On Wednesday, six aspirants for the Chinese Nationalist Party’s (KMT) picked up registration forms for the chairperson March 26 by-election, despite the disappointment of some pro-reform KMT members who had urged the party leadership to lower the threshold for candidacy.
Under the KMT’s regulations, only party members who have served on the KMT Central Committee or Central Advisory Committee are eligible to seek election.
The Central Committee has 210 members, who are elected at the party’s national congress from a pool of no more than 420 candidates, half of whom must be nominated by the KMT chairperson and the other half by about 1,600 party delegates.
As for the Central Advisory Committee, its members are appointed by the KMT chairperson, but must be approved by the congress delegates.
Candidates are required to pay a hefty, nonrefundable “handling fee” of NT$1.6 million (US$47,417) and collect the signatures of at least 3 percent of total KMT members, of which there are about 320,000.

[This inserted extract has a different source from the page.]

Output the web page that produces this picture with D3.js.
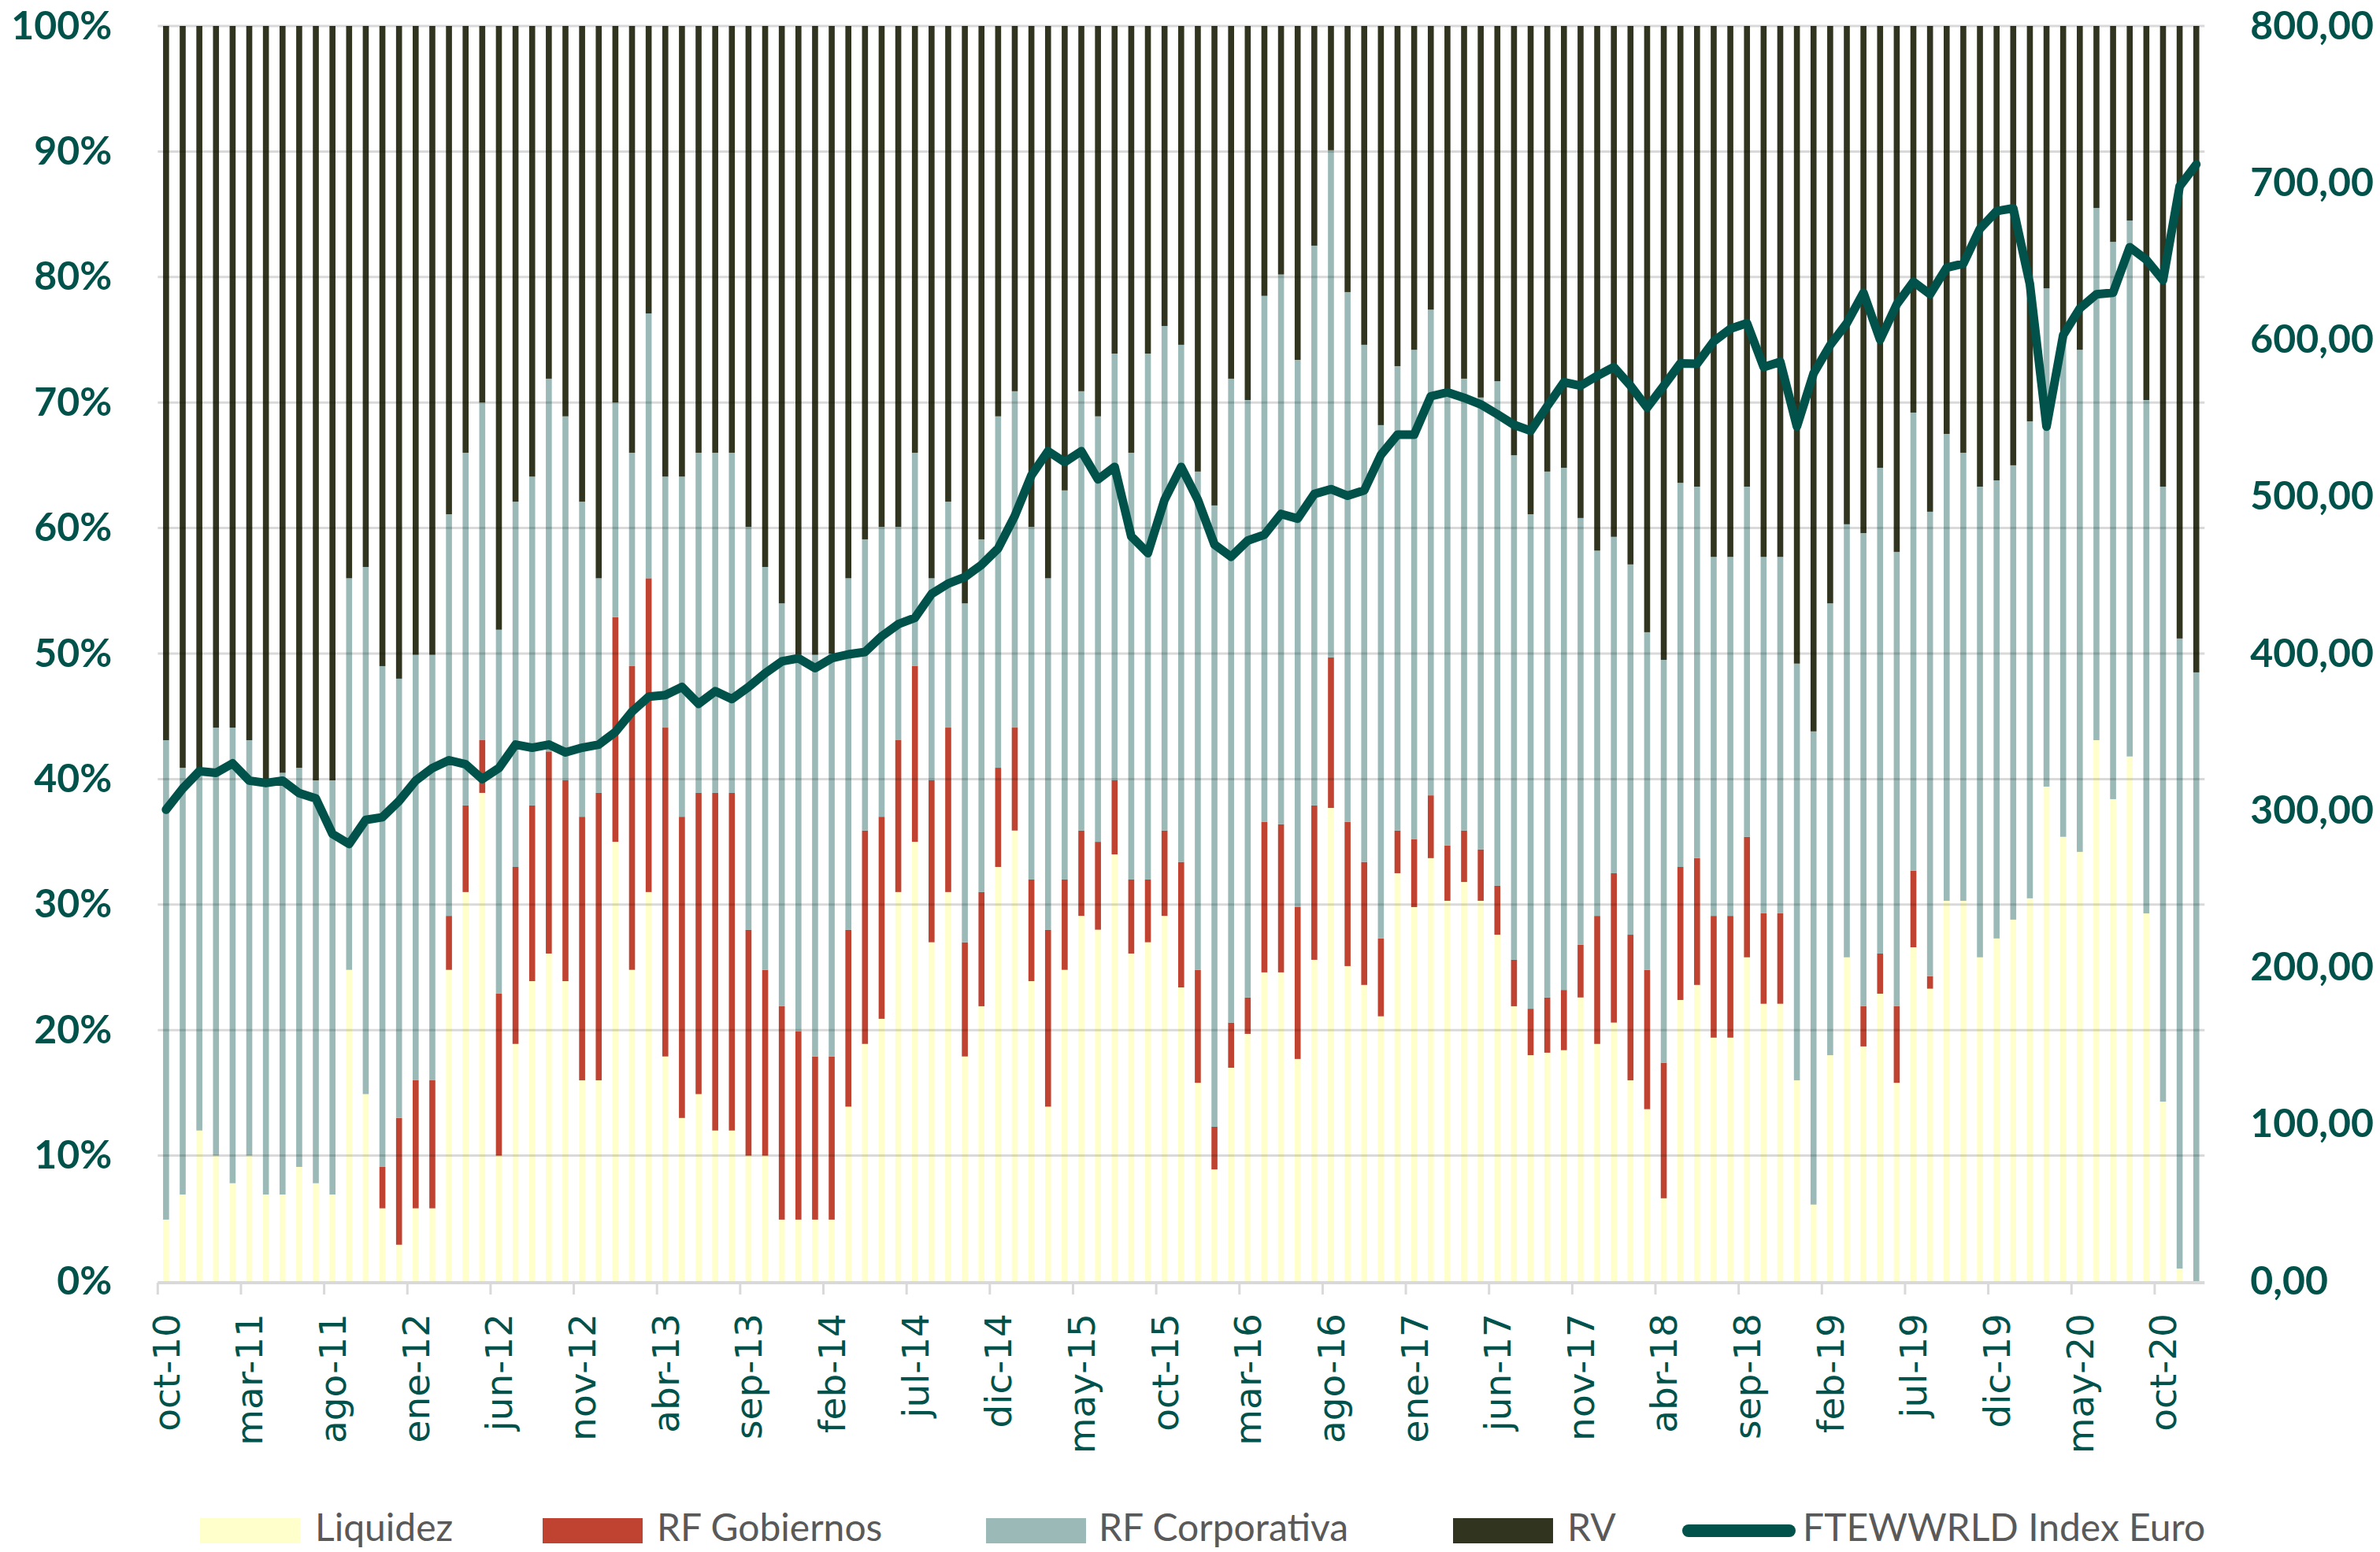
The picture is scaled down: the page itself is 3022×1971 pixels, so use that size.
<!DOCTYPE html>
<html>
<head>
<meta charset="utf-8">
<script src="https://cdn.jsdelivr.net/npm/d3@7"></script>
<style>
  body { margin: 0; background: #fff; }
</style>
</head>
<body>
<div class="chart"></div>
<script>
// categories: monthly, oct-10 .. dic-20
var mesesAbr = ["ene","feb","mar","abr","may","jun","jul","ago","sep","oct","nov","dic"];
var meses = [];
for (var k = 0; k < 123; k++) {
  meses.push(mesesAbr[(9 + k) % 12] + "-" + (10 + Math.floor((9 + k) / 12)));
}

// portfolio weights in %
var liquidez = [4.9,6.9,12.0,10.0,7.8,10.0,6.9,6.9,9.1,7.8,6.9,24.8,14.9,5.8,2.9,5.8,
  5.8,24.8,31.0,38.9,10.0,18.9,23.9,26.1,23.9,16.0,16.0,35.0,24.8,31.0,17.9,13.0,
  14.9,12.0,12.0,10.0,10.0,4.9,4.9,4.9,4.9,13.9,18.9,20.9,31.0,35.0,27.0,31.0,
  17.9,21.9,33.0,35.9,23.9,13.9,24.8,29.1,28.0,34.0,26.1,27.0,29.1,23.4,15.8,8.9,
  17.0,19.7,24.6,24.6,17.7,25.6,37.7,25.1,23.6,21.1,32.5,29.8,33.7,30.3,31.8,
  30.3,27.6,21.9,18.0,18.2,18.4,22.6,18.9,20.6,16.0,13.7,6.6,22.4,23.6,19.4,19.4,
  25.8,22.1,22.1,16.0,6.1,18.0,25.8,18.7,22.9,15.8,26.6,23.3,30.3,30.3,25.8,27.3,
  28.8,30.5,39.4,35.4,34.2,43.1,38.4,41.8,29.3,14.3,1.0,0];
var rfGobiernos = [0,0,0,0,0,0,0,0,0,0,0,0,0,3.3,10.1,10.2,
  10.2,4.3,6.9,4.2,12.9,14.1,14.0,16.1,16.0,21.0,22.9,17.9,24.2,25.0,26.2,24.0,
  24.0,26.9,26.9,18.0,14.8,17.0,15.0,13.0,13.0,14.1,17.0,16.1,12.1,14.0,12.9,13.1,
  9.1,9.1,7.9,8.2,8.1,14.1,7.2,6.8,7.0,5.9,5.9,5.0,6.8,10.0,9.0,3.4,
  3.6,2.9,12.0,11.8,12.1,12.3,12.0,11.5,9.8,6.2,3.4,5.4,5.0,4.4,4.1,
  4.1,3.9,3.7,3.7,4.4,4.8,4.2,10.2,11.9,11.6,11.1,10.8,10.6,10.1,9.7,9.7,
  9.6,7.2,7.2,0,0,0,0,3.2,3.2,6.1,6.1,1.0,0,0,0,0,
  0,0,0,0,0,0,0,0,0,0,0,0];
var rfCorporativa = [38.2,34.0,28.5,34.1,36.3,33.1,33.1,33.6,31.8,32.1,33.0,31.2,42.0,39.9,35.0,33.9,
  33.9,32.0,28.1,26.9,29.0,29.1,26.2,29.7,29.0,25.1,17.1,17.1,17.0,21.1,20.0,27.1,
  27.1,27.1,27.1,32.1,32.1,32.1,30.0,32.0,32.1,28.0,23.2,23.1,17.0,17.0,16.1,18.0,
  27.0,28.1,28.0,26.8,28.1,28.0,31.0,35.0,33.9,34.0,34.0,41.9,40.2,41.2,39.7,49.5,
  51.3,47.6,41.9,43.8,43.6,44.6,40.4,42.2,41.2,40.9,37.0,39.0,38.7,36.3,36.0,
  36.0,40.2,40.2,39.4,41.9,41.6,34.0,29.1,26.8,29.5,26.9,32.1,30.6,29.6,28.6,28.6,
  27.9,28.4,28.4,33.2,37.7,36.0,34.5,37.7,38.7,36.2,36.5,37.0,37.2,35.7,37.5,36.5,
  36.2,38.0,39.7,40.1,40.0,42.4,44.4,42.7,40.9,49.0,50.2,48.5];
var rv = [56.9,59.1,59.5,55.9,55.9,56.9,60.0,59.5,59.1,60.1,60.1,44.0,43.1,51.0,52.0,50.1,
  50.1,38.9,34.0,30.0,48.1,37.9,35.9,28.1,31.1,37.9,44.0,30.0,34.0,22.9,35.9,35.9,
  34.0,34.0,34.0,39.9,43.1,46.0,50.1,50.1,50.0,44.0,40.9,39.9,39.9,34.0,44.0,37.9,
  46.0,40.9,31.1,29.1,39.9,44.0,37.0,29.1,31.1,26.1,34.0,26.1,23.9,25.4,35.5,38.2,
  28.1,29.8,21.5,19.8,26.6,17.5,9.9,21.2,25.4,31.8,27.1,25.8,22.6,29.0,28.1,
  29.6,28.3,34.2,38.9,35.5,35.2,39.2,41.8,40.7,42.9,48.3,50.5,36.4,36.7,42.3,42.3,
  36.7,42.3,42.3,50.8,56.2,46.0,39.7,40.4,35.2,41.9,30.8,38.7,32.5,34.0,36.7,36.2,
  35.0,31.5,20.9,24.5,25.8,14.5,17.2,15.5,29.8,36.7,48.8,51.5];

// FTEWWRLD Index Euro (right axis)
var indice = [300.5,314,325,324,330,319,317.5,319,311,307.6,285,278.6,294,295.7,306,319,
  327,332,329.4,320,327,342,340,342,337,340,342,350,363,372.5,373.5,378.7,
  368,376,371,378.7,387.5,395,397,390.7,397,399.5,401,411,418.7,422.8,438,444.6,
  448.8,456.5,467,487.7,513.6,529,522,529,511,519,474.7,464,498,519,498,469.5,
  461.7,472,475.7,489,486,501.7,504.8,500.6,504,526.6,539.5,539.5,564,566.5,563,
  558.8,552.5,545.8,542,557.7,573,570.7,577,582.6,570.7,556.7,570.7,585,584.7,599,607,
  610.6,582.6,586,544.7,578.5,596.6,610.6,630,600,622.6,637,629,646,648.5,670.8,682,
  683.8,635.5,544.7,602.9,620,629,630,659,651,638,697.8,711.8];

var pctTicks = [0,0.1,0.2,0.3,0.4,0.5,0.6,0.7,0.8,0.9,1];
var idxTicks = [0,100,200,300,400,500,600,700,800];

var series = ["Liquidez","RF Gobiernos","RF Corporativa","RV"];
var colores = ["#FFFFCC","#BF4330","#9BBAB7","#31351F"];
var lineColor = "#00524A";

(function draw() {
  // table for the stack
  var tabla = meses.map(function(m, i) {
    return {mes: m, "Liquidez": liquidez[i], "RF Gobiernos": rfGobiernos[i],
            "RF Corporativa": rfCorporativa[i], "RV": rv[i]};
  });

  var W = 3022, H = 1971;
  var plotL = 200.3, plotR = 2799.3, plotT = 33, plotB = 1627;

  var svg = d3.select(".chart").append("svg")
    .attr("width", W).attr("height", H)
    .style("font-family", "Lato, sans-serif");

  var x = d3.scaleBand().domain(meses).range([plotL, plotR]).padding(0);
  var yPct = d3.scaleLinear().domain([0, 1]).range([plotB, plotT]);
  var yIdx = d3.scaleLinear().domain([0, 800]).range([plotB, plotT]);
  var color = d3.scaleOrdinal().domain(series).range(colores);

  var barW = x.bandwidth() * 0.36;

  // stacked bars
  var stack = d3.stack().keys(series)(tabla);
  svg.append("g").selectAll("g")
    .data(stack)
    .enter().append("g")
      .attr("fill", function(d) { return color(d.key); })
    .selectAll("rect")
    .data(function(d) { return d; })
    .enter().append("rect")
      .attr("x", function(d) { return x(d.data.mes) + (x.bandwidth() - barW) / 2; })
      .attr("width", barW)
      .attr("y", function(d) { return yPct(d[1] / 100); })
      .attr("height", function(d) { return yPct(d[0] / 100) - yPct(d[1] / 100); });

  // gridlines over the bars
  svg.append("g").selectAll("line")
    .data(pctTicks.slice(1))
    .enter().append("line")
      .attr("x1", plotL).attr("x2", plotR)
      .attr("y1", function(d) { return yPct(d); })
      .attr("y2", function(d) { return yPct(d); })
      .attr("stroke", "rgba(0,0,0,0.15)")
      .attr("stroke-width", 3);

  // x axis line and tick marks every 5 months
  svg.append("line")
    .attr("x1", plotL).attr("x2", plotR)
    .attr("y1", plotB + 2).attr("y2", plotB + 2)
    .attr("stroke", "#D9D9D9").attr("stroke-width", 4);

  var labMeses = meses.filter(function(d, i) { return i % 5 == 0; });
  svg.append("g").selectAll("line")
    .data(labMeses)
    .enter().append("line")
      .attr("x1", function(d) { return x(d); })
      .attr("x2", function(d) { return x(d); })
      .attr("y1", plotB + 2).attr("y2", plotB + 17)
      .attr("stroke", "#D9D9D9").attr("stroke-width", 3);

  var xAxis = svg.append("g")
    .attr("transform", "translate(0," + (plotB + 2) + ")")
    .call(d3.axisBottom(x).tickValues(labMeses).tickSize(0));
  xAxis.select(".domain").remove();
  xAxis.selectAll("text")
    .attr("transform", "rotate(-90)")
    .attr("x", -39).attr("y", 0).attr("dy", "0.36em")
    .style("text-anchor", "end")
    .style("font-family", "'DejaVu Sans', sans-serif")
    .style("font-size", "47px")
    .style("fill", lineColor);

  // left axis
  var yAxisL = svg.append("g")
    .attr("transform", "translate(" + plotL + ",0)")
    .call(d3.axisLeft(yPct).tickValues(pctTicks).tickFormat(d3.format(".0%")).tickSize(0).tickPadding(58));
  yAxisL.select(".domain").remove();
  yAxisL.selectAll("text")
    .style("font-family", "Lato, sans-serif")
    .style("font-weight", "bold")
    .style("font-size", "50px")
    .style("fill", lineColor);

  // right axis
  var es = d3.formatLocale({decimal: ",", thousands: ".", grouping: [3], currency: ["", "€"]});
  var yAxisR = svg.append("g")
    .attr("transform", "translate(" + plotR + ",0)")
    .call(d3.axisRight(yIdx).tickValues(idxTicks).tickFormat(es.format(".2f")).tickSize(0).tickPadding(58));
  yAxisR.select(".domain").remove();
  yAxisR.selectAll("text")
    .style("font-family", "Lato, sans-serif")
    .style("font-weight", "bold")
    .style("font-size", "50px")
    .style("fill", lineColor);

  // index line
  var linea = d3.line()
    .x(function(d, i) { return x(meses[i]) + x.bandwidth() / 2; })
    .y(function(d) { return yIdx(d); });

  svg.append("path")
    .datum(indice)
    .attr("d", linea)
    .attr("fill", "none")
    .attr("stroke", lineColor)
    .attr("stroke-width", 11)
    .attr("stroke-linejoin", "round")
    .attr("stroke-linecap", "round");

  // legend
  var legX = [254, 689, 1252, 1845];
  var legTextX = [400, 834, 1395, 1990];
  var leg = svg.append("g");
  series.forEach(function(s, i) {
    leg.append("rect")
      .attr("x", legX[i]).attr("y", 1928)
      .attr("width", 127).attr("height", 32)
      .attr("fill", color(s));
    leg.append("text")
      .attr("x", legTextX[i]).attr("y", 1957)
      .style("font-size", "48px")
      .style("fill", "#595959")
      .text(s);
  });
  leg.append("line")
    .attr("x1", 2144).attr("x2", 2272)
    .attr("y1", 1944).attr("y2", 1944)
    .attr("stroke", lineColor).attr("stroke-width", 16)
    .attr("stroke-linecap", "round");
  leg.append("text")
    .attr("x", 2289).attr("y", 1957)
    .style("font-size", "48px")
    .style("fill", "#595959")
    .text("FTEWWRLD Index Euro");
})();
</script>
</body>
</html>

The handling fee seems to be another deliberate attempt by the party’s leadership to prevent younger or less well-off members from contending for the post.
The party’s 3 percent endorsement threshold also poses a challenge to aspirants who are not among the top echelon or who are not a member of any of the longstanding factions.
These limitations are why in the past decade the KMT chairperson elections or by-elections have started to look like a game of “musical chairs,” with the post being occupied mainly by the party’s old guard or its devotees.
The requirements are apparently a strategy put into place to rig the elections, to ensure that the party’s top position, the holder of which is almost guaranteed a presidential nomination, remains exclusive to the party’s chosen few.
The KMT’s humiliating defeat in the Jan. 16 presidential and legislative elections has given rise to some unusual, but constructive reform proposals, particularly from younger members who have repeatedly called for the abolition of the chairperson electoral requirements and the realignment of the party’s “spirt” to become more Taiwan-centric.
Sadly, the responses of the KMT leadership and the New Party, whose founding members quit the KMT more than two decades ago, suggest that the pleas for reform are falling on deaf ears.
Instead, KMT headquarters said that it plans to leave the matter to the discretion of the new chairperson, as a revision of the rules would have to be approved at a national congress, which is unlikely to be held before the by-election due to time constraints.
Such an excuse is preposterous in light of the fact that — after receiving the green light from the KMT Central Standing Committee — it took the party’s leadership just 10 days to hold an extempore national congress and nullify the presidential candidacy of Deputy Legislative Speaker Hung Hsiu-chu (洪秀柱) in October last year.
New Party Chairman Yok Mu-ming’s (郁慕明) remarks that the KMT’s priority is to rid itself of members who disagree with its “spirit” and core values provides further evidence that the KMT is a bigoted party that only pays lip service to reforms.
In the same way that people always say they are going on a diet “tomorrow,” the KMT’s oft-stated goal of reform looks set to be postponed if it happens at all.
Before then, the party’s chairperson by-election will be just another one of its games — with the result already rigged.